O Google tudo sabe e tudo vê
E o Google se fez verbo. A ferramenta de busca se tornou a primeira solução para quem deseja elucidar uma dúvida ou ampliar a quantidade de informações sobre um tema. É o disco rígido da humanidade, cujos avançados provedores criaram uma sensação de segurança plena, a ponto de influenciar a maneira como os usuários dispõem da memória.

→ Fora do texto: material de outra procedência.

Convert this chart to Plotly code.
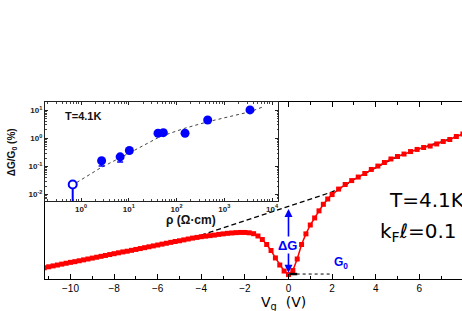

É um processo neurobiológico conceitualmente simples. O cérebro se condiciona a dar prioridade às tarefas imprescindíveis e menosprezar o que pode ser resolvido de outra forma. Uma pesquisa conduzida por Betsy Sparrow, do Departamento de Psicologia da Universidade Columbia (EUA), mostrou um efeito prático desse processo. Os cientistas estabeleceram dois grupos de pessoas com perfis de memória e inteligência semelhantes. A ambos foi entregue uma mesma lista com algumas informações, mas para um dos grupos foi informado que aquele material estaria disponível no computador à sua frente. Retiradas as listas (e os computadores), os participantes do grupo em que não foi prometido o backup conseguiram lembrar até 60% mais informações.
As máquinas falam?
Em editorial publicado no The New York Times, em maio último, o jornal avalia o precedente legal criado por um processo civil movido por uma empresa insatisfeita com a sua posição na lista de resultados do Google.
Essa companhia entendia que, devido ao seu histórico no setor, deveria ser uma das primeiras colocadas. A gigante da internet defendeu (e ganhou) a causa invocando a primeira emenda da Constituição norte-americana: direito à liberdade de expressão. "As máquinas falam? E, se falam, têm direito à livre expressão?", indaga o texto do jornal, sem chegar a uma resposta definitiva.
"A rede não se isenta das relações de poder que permeiam as relações humanas", opina Fernanda Galli, da USP-Ribeirão Preto. "A gente pensa ser possível encontrar tudo e armazenar tudo. Mas isso é impossível tecnológica e humanamente."